Collectively they will count for 50% of the course grade. Students are
strongly encouraged to discuss the problem sets and the course content
with each other, but each student should write up their own solutions,
reflecting their own understanding, to turn in.

There will be a **final examination** on **Monday May 7, 8-11 AM**, which will count for 35% of the course grade. There will be a **midterm exam**.
It will count for 15% of the course grade. There will be no early or
make-up final examination.
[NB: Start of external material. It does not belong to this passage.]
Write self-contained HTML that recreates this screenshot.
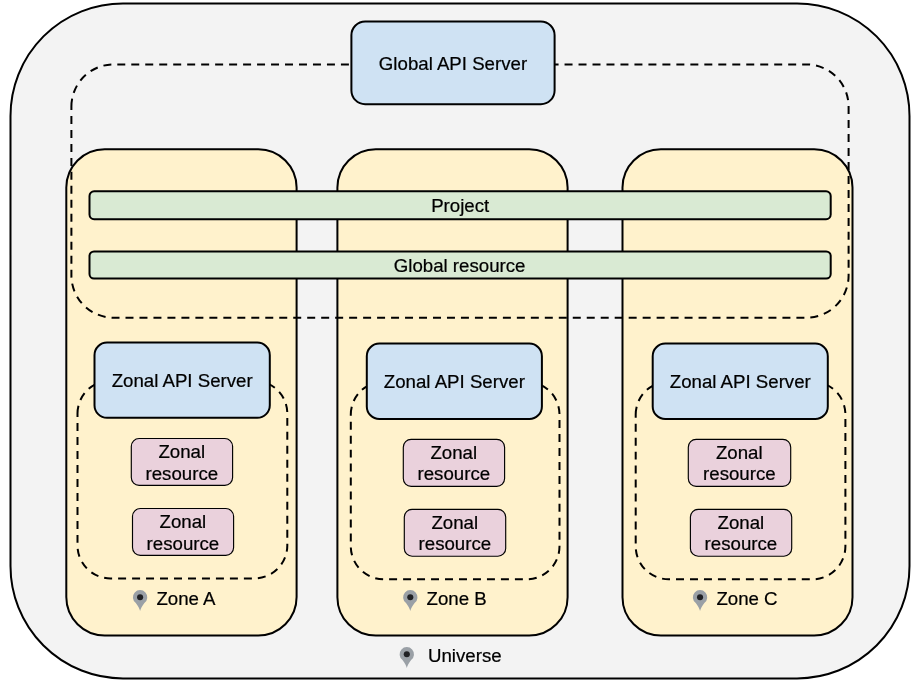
<!DOCTYPE html>
<html><head><meta charset="utf-8"><title>Universe</title>
<style>html,body{margin:0;padding:0;background:#fff}svg{display:block;will-change:transform}text{font-family:"Liberation Sans",Arial,sans-serif;font-size:18.67px;fill:#000;text-anchor:middle;stroke:#000;stroke-width:0.22px;stroke-linejoin:round}</style></head><body>
<svg width="919" height="684" viewBox="0 0 919 684">
<path d="M10.50 115.95A112.50 112.50 0 0 1 123.00 3.45H797.00A112.50 112.50 0 0 1 909.50 115.95V565.95A112.50 112.50 0 0 1 797.00 678.45H123.00A112.50 112.50 0 0 1 10.50 565.95Z" fill="#f3f3f3" stroke="#000" stroke-width="2"/>
<path d="M66.30 187.58A38.38 38.38 0 0 1 104.68 149.20H258.22A38.38 38.38 0 0 1 296.60 187.58V597.12A38.38 38.38 0 0 1 258.22 635.50H104.68A38.38 38.38 0 0 1 66.30 597.12Z" fill="#fff2cc" stroke="#000" stroke-width="2"/>
<path d="M337.40 187.57A38.37 38.37 0 0 1 375.77 149.20H529.23A38.37 38.37 0 0 1 567.60 187.57V597.13A38.37 38.37 0 0 1 529.23 635.50H375.77A38.37 38.37 0 0 1 337.40 597.13Z" fill="#fff2cc" stroke="#000" stroke-width="2"/>
<path d="M622.50 187.53A38.33 38.33 0 0 1 660.83 149.20H814.17A38.33 38.33 0 0 1 852.50 187.53V597.17A38.33 38.33 0 0 1 814.17 635.50H660.83A38.33 38.33 0 0 1 622.50 597.17Z" fill="#fff2cc" stroke="#000" stroke-width="2"/>
<path d="M71.40 106.62A42.22 42.22 0 0 1 113.62 64.40H806.38A42.22 42.22 0 0 1 848.60 106.62V275.48A42.22 42.22 0 0 1 806.38 317.70H113.62A42.22 42.22 0 0 1 71.40 275.48Z" fill="none" stroke="#000" stroke-width="2" stroke-dasharray="7.987 5.99"/>
<path d="M351.40 35.20A13.80 13.80 0 0 1 365.20 21.40H540.80A13.80 13.80 0 0 1 554.60 35.20V90.40A13.80 13.80 0 0 1 540.80 104.20H365.20A13.80 13.80 0 0 1 351.40 90.40Z" fill="#cfe2f3" stroke="#000" stroke-width="2"/>
<text x="453.00" y="69.60">Global API Server</text>
<path d="M89.50 195.95A4.65 4.65 0 0 1 94.15 191.30H826.05A4.65 4.65 0 0 1 830.70 195.95V214.55A4.65 4.65 0 0 1 826.05 219.20H94.15A4.65 4.65 0 0 1 89.50 214.55Z" fill="#d9ead3" stroke="#000" stroke-width="2"/>
<text x="460.20" y="212.20">Project</text>
<path d="M89.50 256.00A4.50 4.50 0 0 1 94.00 251.50H826.20A4.50 4.50 0 0 1 830.70 256.00V274.00A4.50 4.50 0 0 1 826.20 278.50H94.00A4.50 4.50 0 0 1 89.50 274.00Z" fill="#d9ead3" stroke="#000" stroke-width="2"/>
<text x="459.60" y="271.70">Global resource</text>
<path d="M77.50 413.57A32.97 32.97 0 0 1 110.47 380.60H254.33A32.97 32.97 0 0 1 287.30 413.57V545.43A32.97 32.97 0 0 1 254.33 578.40H110.47A32.97 32.97 0 0 1 77.50 545.43Z" fill="none" stroke="#000" stroke-width="2" stroke-dasharray="7.987 5.99"/>
<path d="M94.50 355.13A12.53 12.53 0 0 1 107.03 342.60H257.27A12.53 12.53 0 0 1 269.80 355.13V405.27A12.53 12.53 0 0 1 257.27 417.80H107.03A12.53 12.53 0 0 1 94.50 405.27Z" fill="#cfe2f3" stroke="#000" stroke-width="2"/>
<text x="182.15" y="386.80">Zonal API Server</text>
<path d="M131.30 446.32A7.82 7.82 0 0 1 139.12 438.50H224.78A7.82 7.82 0 0 1 232.60 446.32V477.58A7.82 7.82 0 0 1 224.78 485.40H139.12A7.82 7.82 0 0 1 131.30 477.58Z" fill="#ead1dc" stroke="#000" stroke-width="1.15"/>
<text x="181.75" y="457.70">Zonal</text>
<text x="181.80" y="479.55">resource</text>
<path d="M132.50 516.32A7.82 7.82 0 0 1 140.32 508.50H225.78A7.82 7.82 0 0 1 233.60 516.32V547.58A7.82 7.82 0 0 1 225.78 555.40H140.32A7.82 7.82 0 0 1 132.50 547.58Z" fill="#ead1dc" stroke="#000" stroke-width="1.15"/>
<text x="182.85" y="527.70">Zonal</text>
<text x="182.90" y="549.55">resource</text>
<g transform="translate(132.90,590.00)"><path d="M7.2 20.9C6.65 18.8 5.2 16.2 2.9 13A7.2 7.2 0 1 1 11.5 13C9.2 16.2 7.75 18.8 7.2 20.9Z" fill="#9aa0a6"/><circle cx="7.2" cy="7.2" r="3.05" fill="#202124"/></g>
<text x="156.40" y="604.8" style="text-anchor:start">Zone A</text>
<path d="M350.80 414.55A32.95 32.95 0 0 1 383.75 381.60H526.55A32.95 32.95 0 0 1 559.50 414.55V546.35A32.95 32.95 0 0 1 526.55 579.30H383.75A32.95 32.95 0 0 1 350.80 546.35Z" fill="none" stroke="#000" stroke-width="2" stroke-dasharray="7.987 5.99"/>
<path d="M366.80 356.17A12.57 12.57 0 0 1 379.37 343.60H529.33A12.57 12.57 0 0 1 541.90 356.17V406.43A12.57 12.57 0 0 1 529.33 419.00H379.37A12.57 12.57 0 0 1 366.80 406.43Z" fill="#cfe2f3" stroke="#000" stroke-width="2"/>
<text x="454.35" y="388.20">Zonal API Server</text>
<path d="M403.30 447.15A7.85 7.85 0 0 1 411.15 439.30H496.75A7.85 7.85 0 0 1 504.60 447.15V478.55A7.85 7.85 0 0 1 496.75 486.40H411.15A7.85 7.85 0 0 1 403.30 478.55Z" fill="#ead1dc" stroke="#000" stroke-width="1.15"/>
<text x="453.75" y="458.50">Zonal</text>
<text x="453.80" y="480.35">resource</text>
<path d="M404.30 517.12A7.82 7.82 0 0 1 412.12 509.30H497.88A7.82 7.82 0 0 1 505.70 517.12V548.38A7.82 7.82 0 0 1 497.88 556.20H412.12A7.82 7.82 0 0 1 404.30 548.38Z" fill="#ead1dc" stroke="#000" stroke-width="1.15"/>
<text x="454.80" y="528.50">Zonal</text>
<text x="454.85" y="550.35">resource</text>
<g transform="translate(403.10,590.00)"><path d="M7.2 20.9C6.65 18.8 5.2 16.2 2.9 13A7.2 7.2 0 1 1 11.5 13C9.2 16.2 7.75 18.8 7.2 20.9Z" fill="#9aa0a6"/><circle cx="7.2" cy="7.2" r="3.05" fill="#202124"/></g>
<text x="426.50" y="604.8" style="text-anchor:start">Zone B</text>
<path d="M635.70 414.55A32.95 32.95 0 0 1 668.65 381.60H812.45A32.95 32.95 0 0 1 845.40 414.55V546.35A32.95 32.95 0 0 1 812.45 579.30H668.65A32.95 32.95 0 0 1 635.70 546.35Z" fill="none" stroke="#000" stroke-width="2" stroke-dasharray="7.987 5.99"/>
<path d="M652.70 356.17A12.57 12.57 0 0 1 665.27 343.60H815.23A12.57 12.57 0 0 1 827.80 356.17V406.43A12.57 12.57 0 0 1 815.23 419.00H665.27A12.57 12.57 0 0 1 652.70 406.43Z" fill="#cfe2f3" stroke="#000" stroke-width="2"/>
<text x="740.25" y="388.20">Zonal API Server</text>
<path d="M688.30 447.15A7.85 7.85 0 0 1 696.15 439.30H782.85A7.85 7.85 0 0 1 790.70 447.15V478.55A7.85 7.85 0 0 1 782.85 486.40H696.15A7.85 7.85 0 0 1 688.30 478.55Z" fill="#ead1dc" stroke="#000" stroke-width="1.15"/>
<text x="739.30" y="458.50">Zonal</text>
<text x="739.35" y="480.35">resource</text>
<path d="M690.40 517.12A7.82 7.82 0 0 1 698.22 509.30H783.88A7.82 7.82 0 0 1 791.70 517.12V548.38A7.82 7.82 0 0 1 783.88 556.20H698.22A7.82 7.82 0 0 1 690.40 548.38Z" fill="#ead1dc" stroke="#000" stroke-width="1.15"/>
<text x="740.85" y="528.50">Zonal</text>
<text x="740.90" y="550.35">resource</text>
<g transform="translate(692.85,590.00)"><path d="M7.2 20.9C6.65 18.8 5.2 16.2 2.9 13A7.2 7.2 0 1 1 11.5 13C9.2 16.2 7.75 18.8 7.2 20.9Z" fill="#9aa0a6"/><circle cx="7.2" cy="7.2" r="3.05" fill="#202124"/></g>
<text x="716.40" y="604.8" style="text-anchor:start">Zone C</text>
<g transform="translate(399.60,647.00)"><path d="M7.2 20.9C6.65 18.8 5.2 16.2 2.9 13A7.2 7.2 0 1 1 11.5 13C9.2 16.2 7.75 18.8 7.2 20.9Z" fill="#9aa0a6"/><circle cx="7.2" cy="7.2" r="3.05" fill="#202124"/></g>
<text x="428" y="661.9" style="text-anchor:start">Universe</text>
</svg>
</body></html>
Nor will a make-up midterm exam be given;
instead, if you tell me ahead of time that you must miss the midterm
exam, then the final exam will count for 50% of your course grade. If
you miss the midterm exam but do not tell me ahead of time, then you
will need to bring me a doctor's note or equivalent in order to have the
final exam count for 50% of your course grade.

**Homework:**They will be posted at Homework as they are assigned.

**Comments:** Students who need special accommodation for
examinations should bring me the appropriate paperwork, and must tell me
at least a week in advance what specific accommodation they need, so
that I will have enough time to arrange it.

The above procedures are subject to change.